À l’est, un processus inéluctable de vassalisation vis-à-vis de la Chine vient de s’enclencher : accroissement de la dépendance économique avec la coopération sino-russe sur le gaz naturel, mais la Chine ne se substituera pas aux Européens, ni en volume (on estime à 150 milliards de m3 la capacité de production inemployée du fait de leur retrait), ni en partenariat obligé, pour ne pas s’enfermer dans une relation de dépendance, comme certains de nos voisins. Elle préférera des formules (expérimentées en Europe ou en Afrique) de bail à long terme sur l’exploitation des ressources sibériennes avec leurs conséquences en termes de souveraineté pour la Russie et de démographie en ces régions dépeuplées où les mariages mixtes iront bon train. La Chine n’est qu’un allié objectif, et non pas solidaire, sauf dans la défense des systèmes autocratiques.
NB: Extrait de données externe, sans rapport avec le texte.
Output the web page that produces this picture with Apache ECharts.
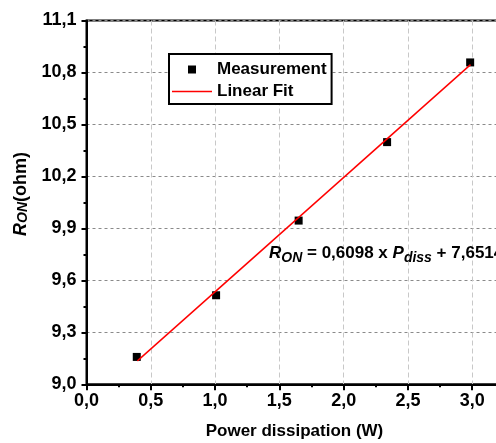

A l’intérieur, la prolongation de la guerre et l’affaiblissement de Poutine peuvent réveiller des fractures dans un pays qui comprend 89 sujets fédéraux, dont 21 républiques autonomes non-slaves. A titre d’exemples, le Daghestan, la Tchétchénie demeurent des sources d’interrogation. Or, contrairement à ce que voudrait faire accroire Poutine à sa population, l’Occident, loin de s’en réjouir, considère majoritairement, à l’instar de Bill Clinton en 1999, que « si la Russie n’est pas stable, le reste du monde connaîtra le malheur ». Si une déstabilisation devait se produire, les agissements de Poutine en seraient responsables.

 

3 — Sur le plan international, la perte de statut de la Russie aura des conséquences incalculables.

 

L’affaiblissement durable de la Russie s’inscrit déjà dans le présent : fuite de la population éduquée (2 millions de personnes) ; tarissement durable des ressources tirées des hydrocarbures (car les clients européens ne reviendront pas, quelle que soit la fin du conflit) alors que le PIB de ce plus vaste pays du monde, étiré sur 11 fuseaux horaires, ne dépasse pas celui de l’Espagne ; déclin démographique qu’accentueront inévitablement, outre l’émigration, le carnage de cette guerre parmi les jeunes générations (pertes russes aujourd’hui estimées à 220 000 hommes), tandis que les écoliers sont abonnés aux démonstrations de kalachnikov, comme s’il n’y avait pas d’avenir plus glorieux pour un enfant russe que de finir en chair à canon (aucun pays ne menace la Russie et imagine encore moins l’attaquer) ; sanctions économiques, et surtout technologiques qui ne seront pas rapportées tant que les perspectives ne changeront pas au Kremlin en termes de respect de la loi internationale, car la nature du régime exclut la normalisation des relations avec l’Ouest. Seule une évolution interne, une nouvelle péréstroïka (qui n’est pas dans l’air du temps) pourrait desserrer les tensions.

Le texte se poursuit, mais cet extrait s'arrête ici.